Last year, NBA Commissioner Adam Silver gave Mavericks owner Mark Cuban a mulligan. This year, Silver fined Cuban more than a half a million.
The NBA has announced that Silver has fined Cuban $600,000 for his latest round of comments admitting to a tanking campaign lasting more than a year. Cuban admitted to tanking a year ago, but Silver pretended that Cuban didn’t. This time around, there was no way to ignore it.
From the perspective of a league desperate to ensure the integrity of its games (especially with legalized gambling on the horizon), a fine isn’t enough -- no matter how big it is -- when someone brazenly admits to giving in to the obvious temptation to enhance draft position. Silver should have taken a draft pick from Cuban, ideally the first-rounder that he has been trying to enhance via tanking.

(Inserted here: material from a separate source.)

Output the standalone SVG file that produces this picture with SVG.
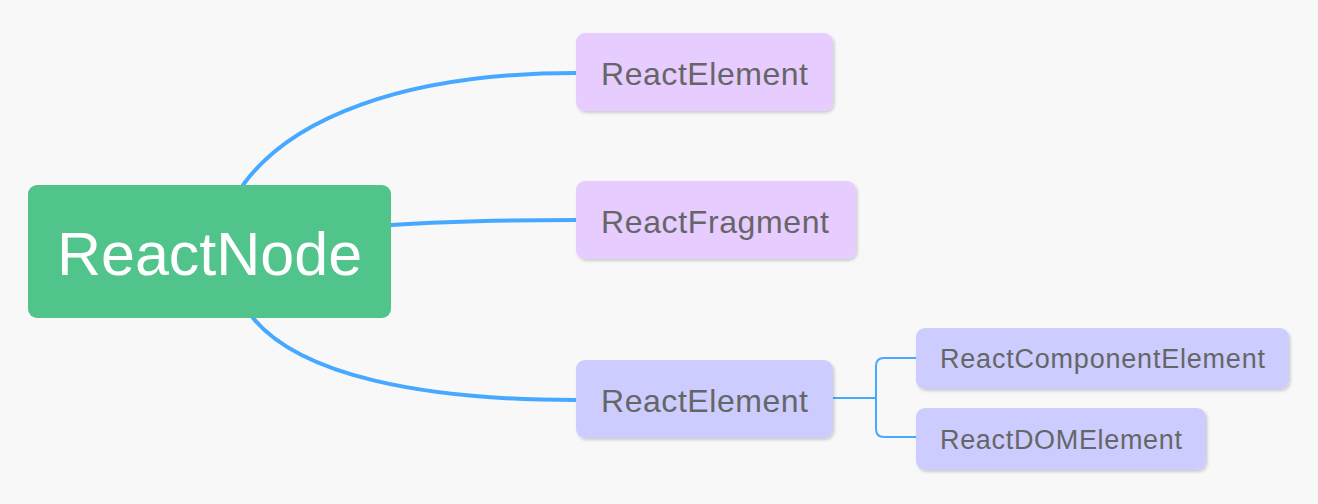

It won’t stop tanking, or remove the temptation to do so, in the NBA or any other sport. Far more importantly for the NBA, it will make it clear to Cuban and all other owners that, if they’re going to tank, they’d better make sure they don’t admit it.

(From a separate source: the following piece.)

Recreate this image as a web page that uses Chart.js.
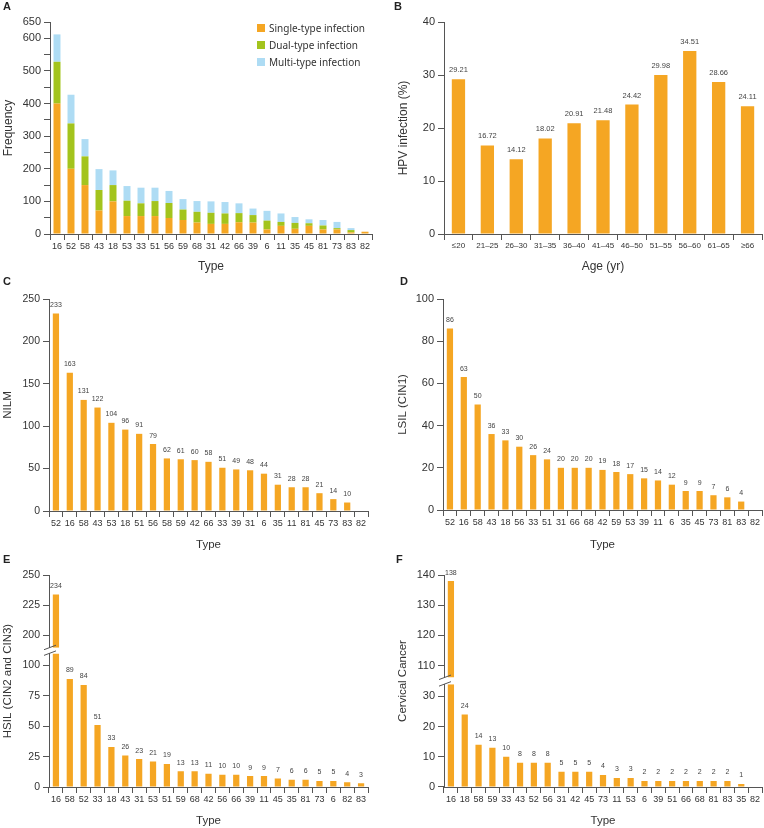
<!DOCTYPE html>
<html lang="en">
<head>
<meta charset="UTF-8">
<title>HPV genotype distribution</title>
<script src="https://cdn.jsdelivr.net/npm/chart.js"></script>
<style>
  body { margin: 0; background: #fff; }
  #page { position: relative; width: 764px; height: 828px; font-family: 'Liberation Sans', Arial, sans-serif; }
  #page canvas { position: absolute; }
  .letter { position: absolute; font-weight: bold; font-size: 11px; line-height: 11px; color: #222; }
  #legendA { position: absolute; left: 257px; top: 20px; font-family: 'Noto Sans', sans-serif; font-size: 10px; color: #333; }
  #legendA .item { height: 16.7px; display: flex; align-items: center; white-space: nowrap; }
  #legendA .sw { width: 8px; height: 8px; margin-right: 4px; }
</style>
</head>
<body>
<div id="page">
  <canvas id="chartA" width="382" height="274" style="left:0;top:0"></canvas>
  <canvas id="chartB" width="382" height="274" style="left:382px;top:0"></canvas>
  <canvas id="chartC" width="382" height="276" style="left:0;top:276px"></canvas>
  <canvas id="chartD" width="382" height="276" style="left:382px;top:276px"></canvas>
  <canvas id="chartE" width="382" height="276" style="left:0;top:552px"></canvas>
  <canvas id="chartF" width="382" height="276" style="left:382px;top:552px"></canvas>
  <div class="letter" style="left:3px;top:1px">A</div>
  <div class="letter" style="left:394px;top:1px">B</div>
  <div class="letter" style="left:3px;top:276px">C</div>
  <div class="letter" style="left:400px;top:276px">D</div>
  <div class="letter" style="left:3px;top:554px">E</div>
  <div class="letter" style="left:396px;top:554px">F</div>
  <div id="legendA"></div>
</div>

<script>
// ---- data ----
const typesA = ['16', '52', '58', '43', '18', '53', '33', '51', '56', '59', '68', '31', '42', '66', '39', '6', '11', '35', '45', '81', '73', '83', '82'];
const singleA = [400, 200, 150, 72, 100, 55, 55, 55, 49, 43, 35, 31, 31, 36, 35, 14, 25, 16, 25, 14, 14, 5, 7];
const dualA = [128, 139, 88, 63, 50, 47, 39, 46, 46, 32, 33, 34, 32, 28, 23, 27, 12, 18, 8, 12, 4, 7, 0];
const multiA = [84, 88, 53, 64, 45, 45, 48, 41, 37, 32, 33, 35, 35, 30, 20, 30, 26, 18, 12, 17, 19, 6, 0];
const seriesA = ['Single-type infection', 'Dual-type infection', 'Multi-type infection'];
const tickLabelsA = [0, 100, 200, 300, 400, 500, 600, 650];

const agesB = ['≤20', '21–25', '26–30', '31–35', '36–40', '41–45', '46–50', '51–55', '56–60', '61–65', '≥66'];
const rateB = [29.21, 16.72, 14.12, 18.02, 20.91, 21.48, 24.42, 29.98, 34.51, 28.66, 24.11];

const typesC = ['52', '16', '58', '43', '53', '18', '51', '56', '58', '59', '42', '66', '33', '39', '31', '6', '35', '11', '81', '45', '73', '83', '82'];
const nilmC = [233, 163, 131, 122, 104, 96, 91, 79, 62, 61, 60, 58, 51, 49, 48, 44, 31, 28, 28, 21, 14, 10, null];

const typesD = ['52', '16', '58', '43', '18', '56', '33', '51', '31', '66', '68', '42', '59', '53', '39', '11', '6', '35', '45', '73', '81', '83', '82'];
const lsilD = [86, 63, 50, 36, 33, 30, 26, 24, 20, 20, 20, 19, 18, 17, 15, 14, 12, 9, 9, 7, 6, 4, null];

const typesE = ['16', '58', '52', '33', '18', '43', '31', '53', '51', '59', '68', '42', '56', '66', '39', '11', '45', '35', '81', '73', '6', '82', '83'];
const hsilE = [234, 89, 84, 51, 33, 26, 23, 21, 19, 13, 13, 11, 10, 10, 9, 9, 7, 6, 6, 5, 5, 4, 3];
const lowTicksE = [0, 25, 50, 75, 100];
const highTicksE = [200, 225, 250];

const typesF = ['16', '18', '58', '59', '33', '43', '52', '56', '31', '42', '45', '73', '11', '53', '6', '39', '51', '66', '68', '81', '83', '35', '82'];
const cancerF = [138, 24, 14, 13, 10, 8, 8, 8, 5, 5, 5, 4, 3, 3, 2, 2, 2, 2, 2, 2, 2, 1, null];
const lowTicksF = [0, 10, 20, 30];
const highTicksF = [110, 120, 130, 140];

// ---- styles ----
const ORANGE = '#F5A623';
const GREEN = '#A3C41D';
const BLUE = '#AEDCF4';
const AXIS = '#555';
const TEXT = '#333';

Chart.defaults.font.family = "'Liberation Sans', Arial, sans-serif";
Chart.defaults.color = TEXT;
Chart.defaults.animation = false;
Chart.defaults.plugins.legend.display = false;
Chart.defaults.plugins.tooltip.enabled = false;

// numbers above the bars
const valueLabels = {
    id: 'valueLabels',
    afterDatasetsDraw(chart, args, opts) {
        const ctx = chart.ctx;
        ctx.save();
        ctx.font = opts.font;
        ctx.fillStyle = '#444';
        ctx.textAlign = 'center';
        ctx.textBaseline = 'alphabetic';
        chart.data.datasets.forEach((ds, di) => {
            if (!ds.valueLabels) return;
            chart.getDatasetMeta(di).data.forEach((el, i) => {
                const v = ds.valueLabels[i];
                if (v == null) return;
                ctx.fillText(opts.format ? opts.format(v) : String(v), el.x, el.y - opts.gap);
            });
        });
        ctx.restore();
    }
};

// slashes where the y axis is broken
const breakMarks = {
    id: 'breakMarks',
    afterDraw(chart) {
        const lo = chart.scales.yLow, hi = chart.scales.yHigh;
        if (!lo || !hi) return;
        const ctx = chart.ctx, x = chart.chartArea.left;
        ctx.save();
        ctx.strokeStyle = AXIS;
        ctx.lineWidth = 1;
        [hi.bottom, lo.top].forEach(y => {
            ctx.beginPath();
            ctx.moveTo(x - 5, y + 2);
            ctx.lineTo(x + 7, y - 2.5);
            ctx.stroke();
        });
        ctx.restore();
    }
};

const xAxis = (box, area, tickSize, title, titleSize) => ({
    type: 'category',
    offset: true,
    grid: { offset: true, drawOnChartArea: false, tickLength: 6, color: AXIS },
    border: { color: AXIS },
    ticks: { autoSkip: false, maxRotation: 0, padding: 1, font: { size: tickSize }, color: TEXT },
    title: { display: true, text: title, font: { size: titleSize }, padding: 0, color: TEXT },
    afterFit: s => { s.height = box.y + box.h - area.b; }
});

const yAxis = (extra) => Object.assign({
    type: 'linear',
    position: 'left',
    grid: { drawOnChartArea: false, tickLength: 6, color: AXIS },
    border: { color: AXIS },
}, extra);

const padding = (box, area) => ({ left: 0, top: area.t - box.y, right: box.x + box.w - area.r, bottom: 0 });

// ---- A: stacked ----
(() => {
    const box = { x: 0, y: 0, w: 382, h: 274 }, area = { l: 50, t: 22, r: 372, b: 234 };
    const colors = [ORANGE, GREEN, BLUE];
    const values = [singleA, dualA, multiA];
    new Chart(document.getElementById('chartA'), {
        type: 'bar',
        data: {
            labels: typesA,
            datasets: seriesA.map((name, i) => ({
                label: name, data: values[i], backgroundColor: colors[i],
                barPercentage: 0.5, categoryPercentage: 1
            }))
        },
        options: {
            responsive: false,
            layout: { padding: padding(box, area) },
            scales: {
                x: Object.assign(xAxis(box, area, 9, 'Type', 12), { stacked: true }),
                y: yAxis({
                    stacked: true, min: 0, max: 650,
                    ticks: { stepSize: 50, padding: 3, font: { size: 11 }, color: TEXT,
                        callback: v => tickLabelsA.includes(v) ? v : '' },
                    title: { display: true, text: 'Frequency', font: { size: 12 }, padding: { top: 1, bottom: 0 }, color: TEXT },
                    afterFit: s => { s.width = area.l - box.x; }
                })
            }
        }
    });
    const legend = document.getElementById('legendA');
    legend.innerHTML = seriesA.map((name, i) =>
        `<div class="item"><span class="sw" style="background:${colors[i]}"></span>${name}</div>`).join('');
})();

// ---- B, C, D: simple bars ----
function simpleBar(id, box, area, o) {
    new Chart(document.getElementById(id), {
        type: 'bar',
        data: {
            labels: o.labels,
            datasets: [{ data: o.values, valueLabels: o.values, backgroundColor: ORANGE,
                barPercentage: o.barPct, categoryPercentage: 1 }]
        },
        options: {
            responsive: false,
            layout: { padding: padding(box, area) },
            plugins: { valueLabels: { font: o.labelFont, gap: o.labelGap, format: o.format } },
            scales: {
                x: xAxis(box, area, o.xTickSize, o.xTitle, o.titleSize),
                y: yAxis({
                    min: 0, max: o.max,
                    ticks: { stepSize: o.step, padding: 3, font: { size: o.yTickSize }, color: TEXT },
                    title: { display: true, text: o.yTitle, font: { size: o.titleSize }, padding: { top: o.titlePad, bottom: 0 }, color: TEXT },
                    afterFit: s => { s.width = area.l - box.x; }
                })
            }
        },
        plugins: [valueLabels]
    });
}

simpleBar('chartB', { x: 382, y: 0, w: 382, h: 274 }, { l: 444, t: 22, r: 762, b: 234 }, {
    labels: agesB, values: rateB, barPct: 0.46, max: 40, step: 10,
    xTickSize: 8, yTickSize: 11, titleSize: 12, xTitle: 'Age (yr)', yTitle: 'HPV infection (%)', titlePad: 14,
    labelFont: "7.5px 'Liberation Sans', Arial, sans-serif", labelGap: 7, format: v => v.toFixed(2)
});

simpleBar('chartC', { x: 0, y: 276, w: 382, h: 276 }, { l: 49, t: 299, r: 368, b: 511 }, {
    labels: typesC, values: nilmC, barPct: 0.45, max: 250, step: 50,
    xTickSize: 9, yTickSize: 10.5, titleSize: 11.5, xTitle: 'Type', yTitle: 'NILM', titlePad: 1,
    labelFont: "7px 'Liberation Sans', Arial, sans-serif", labelGap: 6.5
});

simpleBar('chartD', { x: 382, y: 276, w: 382, h: 276 }, { l: 443, t: 299, r: 762, b: 510 }, {
    labels: typesD, values: lsilD, barPct: 0.45, max: 100, step: 20,
    xTickSize: 9, yTickSize: 11, titleSize: 11.5, xTitle: 'Type', yTitle: 'LSIL (CIN1)', titlePad: 14,
    labelFont: "7px 'Liberation Sans', Arial, sans-serif", labelGap: 6.5
});

// ---- E, F: broken y axis (two stacked scales with a gap) ----
function brokenBar(id, box, area, o) {
    const lowData = o.values.map(v => v == null ? null : Math.min(v, o.lowMax));
    const lowLabels = o.values.map(v => v != null && v <= o.lowMax ? v : null);
    const highData = o.values.map(v => v != null && v > o.lowMax ? [o.highMin, v] : null);
    const highLabels = o.values.map(v => v != null && v > o.lowMax ? v : null);
    const stackW = area.l - box.x - o.titleW;
    const tickFont = { size: o.yTickSize };
    new Chart(document.getElementById(id), {
        type: 'bar',
        data: {
            labels: o.labels,
            datasets: [
                { data: lowData, valueLabels: lowLabels, yAxisID: 'yLow', grouped: false,
                    backgroundColor: ORANGE, barPercentage: 0.45, categoryPercentage: 1 },
                { data: highData, valueLabels: highLabels, yAxisID: 'yHigh', grouped: false,
                    backgroundColor: ORANGE, barPercentage: 0.45, categoryPercentage: 1 }
            ]
        },
        options: {
            responsive: false,
            layout: { padding: padding(box, area) },
            plugins: { valueLabels: { font: "7px 'Liberation Sans', Arial, sans-serif", gap: 6.5 } },
            scales: {
                x: xAxis(box, area, 9, 'Type', 11.5),
                yLow: yAxis({
                    stack: 'v', stackWeight: o.heights[2], weight: 1, min: 0, max: o.lowMax,
                    ticks: { padding: 3, font: tickFont, color: TEXT },
                    afterBuildTicks: s => { s.ticks = o.lowTicks.map(v => ({ value: v })); },
                    afterFit: s => { s.width = stackW; }
                }),
                yGap: yAxis({
                    stack: 'v', stackWeight: o.heights[1], weight: 2, min: 0, max: 1,
                    ticks: { display: false }, grid: { display: false }, border: { display: false },
                    afterFit: s => { s.width = stackW; }
                }),
                yHigh: yAxis({
                    stack: 'v', stackWeight: o.heights[0], weight: 3, min: o.highMin, max: o.highMax,
                    ticks: { padding: 3, font: tickFont, color: TEXT },
                    afterBuildTicks: s => { s.ticks = o.highTicks.map(v => ({ value: v })); },
                    afterFit: s => { s.width = stackW; }
                }),
                yTitle: yAxis({
                    weight: 4, min: 0, max: 1,
                    ticks: { display: false }, grid: { display: false }, border: { display: false },
                    title: { display: true, text: o.yTitle, font: { size: 11.5 }, padding: { top: o.titlePad, bottom: 0 }, color: TEXT },
                    afterFit: s => { s.width = o.titleW; }
                })
            }
        },
        plugins: [valueLabels, breakMarks]
    });
}

brokenBar('chartE', { x: 0, y: 552, w: 382, h: 276 }, { l: 49, t: 575, r: 368, b: 787 }, {
    labels: typesE, values: hsilE, lowMax: 110, highMin: 190, highMax: 250,
    lowTicks: lowTicksE, highTicks: highTicksE, heights: [72.8, 5.7, 133.8],
    yTickSize: 10.5, yTitle: 'HSIL (CIN2 and CIN3)', titlePad: 1, titleW: 20
});

brokenBar('chartF', { x: 382, y: 552, w: 382, h: 276 }, { l: 444, t: 575, r: 762, b: 787 }, {
    labels: typesF, values: cancerF, lowMax: 34, highMin: 106, highMax: 140,
    lowTicks: lowTicksF, highTicks: highTicksF, heights: [102.7, 6.6, 103],
    yTickSize: 11, yTitle: 'Cervical Cancer', titlePad: 14, titleW: 30
});
</script>
</body>
</html>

The smart approach, albeit an untruthful one, would be to react the same way Giants co-owner John Mara did when confronted with the obvious reality that benching Eli Manning for Geno Smith was aimed at turning a lost season into a prime draft pick.
“That’s complete b—s—,” Mara said. “We would never do that.”
Sure you would, John. Because you did. But you’d never admit to it. And, unlike Cuban, you definitely wouldn’t admit to it twice.